:: RECORDED INFORMATION

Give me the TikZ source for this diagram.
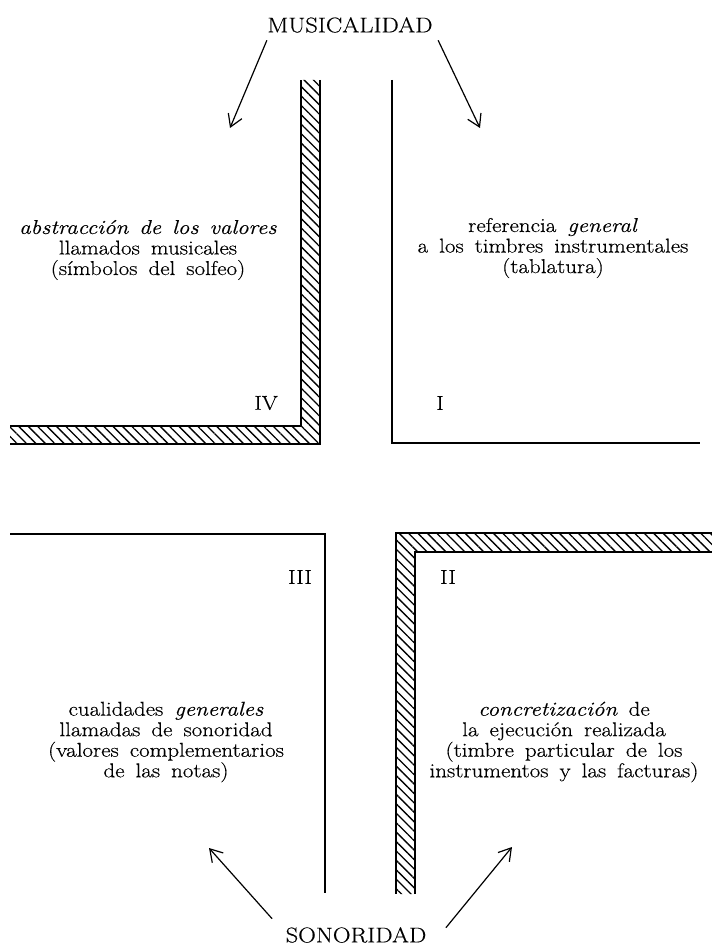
\documentclass[tikz,border=0pt]{standalone}
\usepackage{fontspec}
\setmainfont{Latin Modern Roman}[FakeStretch=1.15,FakeBold=0.4]
\usepackage{tikz}
\usetikzlibrary{patterns.meta,arrows.meta}
\tikzstyle{title} = [font={\fontsize{16}{18}\selectfont}, inner sep=0pt]
\tikzstyle{block} = [align=center, font={\fontsize{15}{15.4}\selectfont\spaceskip=0.55em plus 0.1em minus 0.05em}]
\tikzstyle{numeral} = [font={\fontsize{15}{15}\selectfont}]
\tikzstyle{hatch} = [pattern={Lines[angle=-45,distance=5pt,line width=1pt]}]
\tikzstyle{edge} = [line width=1.1pt]

\begin{document}
\begin{tikzpicture}[x=0.75pt,y=-0.75pt,>={Straight Barb[length=9pt,width=11pt]},line width=0.9pt]
    \useasboundingbox (0,0) rectangle (712,945);
    % titles
    \node[title](mus) at (350,25){MUSICALIDAD};
    \node[title](son) at (356,935){SONORIDAD};
    \coordinate (ml) at (230,128);
    \coordinate (mr) at (480,128);
    \coordinate (sl) at (209,848);
    \coordinate (sr) at (512,847);
    \draw[->]([shift={(0,7)}]mus.south west)--(ml);
    \draw[->]([shift={(5,7)}]mus.south east)--(mr);
    \draw[->]([shift={(-13,-8)}]son.north west)--(sl);
    \draw[->]([shift={(19,1)}]son.north east)--(sr);
    % IV
    \fill[hatch](301,80)--(320,80)--(320,444)--(10,444)--(10,426)--(301,426)--cycle;
    \draw[edge](10,426)--(301,426)--(301,80);
    \draw[edge](320,80)--(320,444)--(10,444);
    % I
    \draw[edge](392,80)--(392,443)--(700,443);
    % II
    \fill[hatch](396,533)--(712,533)--(712,552)--(415,552)--(415,894)--(396,894)--cycle;
    \draw[edge](712,533)--(396,533)--(396,894);
    \draw[edge](415,894)--(415,552)--(712,552);
    % III
    \draw[edge](10,534)--(325,534)--(325,893);
    % quadrant texts
    \node[block](abs) at (148,250){\textit{abstracción de los valores}\\llamados musicales\\(símbolos del solfeo)};
    \node[block](ref) at (553,248){referencia \textit{general}\\a los timbres instrumentales\\(tablatura)};
    \node[block](cua) at (166,742){cualidades \textit{generales}\\llamadas de sonoridad\\(valores complementarios\\de las notas)};
    \node[block](con) at (564,742){\textit{concretización} de\\la ejecución realizada\\(timbre particular de los\\instrumentos y las facturas)};
    \node[numeral](n4) at (266,403){IV};
    \node[numeral](n1) at (440,403){I};
    \node[numeral](n3) at (300,577){III};
    \node[numeral](n2) at (448,577){II};
\end{tikzpicture}
\end{document}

::::

INSTRUCTION –
Return each line from the material above exactly, but not the pictures.

OUTPUT OF THE TASK –
Give me the TikZ source for this diagram.
\documentclass[tikz,border=0pt]{standalone}
\usepackage{fontspec}
\setmainfont{Latin Modern Roman}[FakeStretch=1.15,FakeBold=0.4]
\usepackage{tikz}
\usetikzlibrary{patterns.meta,arrows.meta}
\tikzstyle{title} = [font={\fontsize{16}{18}\selectfont}, inner sep=0pt]
\tikzstyle{block} = [align=center, font={\fontsize{15}{15.4}\selectfont\spaceskip=0.55em plus 0.1em minus 0.05em}]
\tikzstyle{numeral} = [font={\fontsize{15}{15}\selectfont}]
\tikzstyle{hatch} = [pattern={Lines[angle=-45,distance=5pt,line width=1pt]}]
\tikzstyle{edge} = [line width=1.1pt]

\begin{document}
\begin{tikzpicture}[x=0.75pt,y=-0.75pt,>={Straight Barb[length=9pt,width=11pt]},line width=0.9pt]
    \useasboundingbox (0,0) rectangle (712,945);
    % titles
    \node[title](mus) at (350,25){MUSICALIDAD};
    \node[title](son) at (356,935){SONORIDAD};
    \coordinate (ml) at (230,128);
    \coordinate (mr) at (480,128);
    \coordinate (sl) at (209,848);
    \coordinate (sr) at (512,847);
    \draw[->]([shift={(0,7)}]mus.south west)--(ml);
    \draw[->]([shift={(5,7)}]mus.south east)--(mr);
    \draw[->]([shift={(-13,-8)}]son.north west)--(sl);
    \draw[->]([shift={(19,1)}]son.north east)--(sr);
    % IV
    \fill[hatch](301,80)--(320,80)--(320,444)--(10,444)--(10,426)--(301,426)--cycle;
    \draw[edge](10,426)--(301,426)--(301,80);
    \draw[edge](320,80)--(320,444)--(10,444);
    % I
    \draw[edge](392,80)--(392,443)--(700,443);
    % II
    \fill[hatch](396,533)--(712,533)--(712,552)--(415,552)--(415,894)--(396,894)--cycle;
    \draw[edge](712,533)--(396,533)--(396,894);
    \draw[edge](415,894)--(415,552)--(712,552);
    % III
    \draw[edge](10,534)--(325,534)--(325,893);
    % quadrant texts
    \node[block](abs) at (148,250){\textit{abstracción de los valores}\\llamados musicales\\(símbolos del solfeo)};
    \node[block](ref) at (553,248){referencia \textit{general}\\a los timbres instrumentales\\(tablatura)};
    \node[block](cua) at (166,742){cualidades \textit{generales}\\llamadas de sonoridad\\(valores complementarios\\de las notas)};
    \node[block](con) at (564,742){\textit{concretización} de\\la ejecución realizada\\(timbre particular de los\\instrumentos y las facturas)};
    \node[numeral](n4) at (266,403){IV};
    \node[numeral](n1) at (440,403){I};
    \node[numeral](n3) at (300,577){III};
    \node[numeral](n2) at (448,577){II};
\end{tikzpicture}
\end{document}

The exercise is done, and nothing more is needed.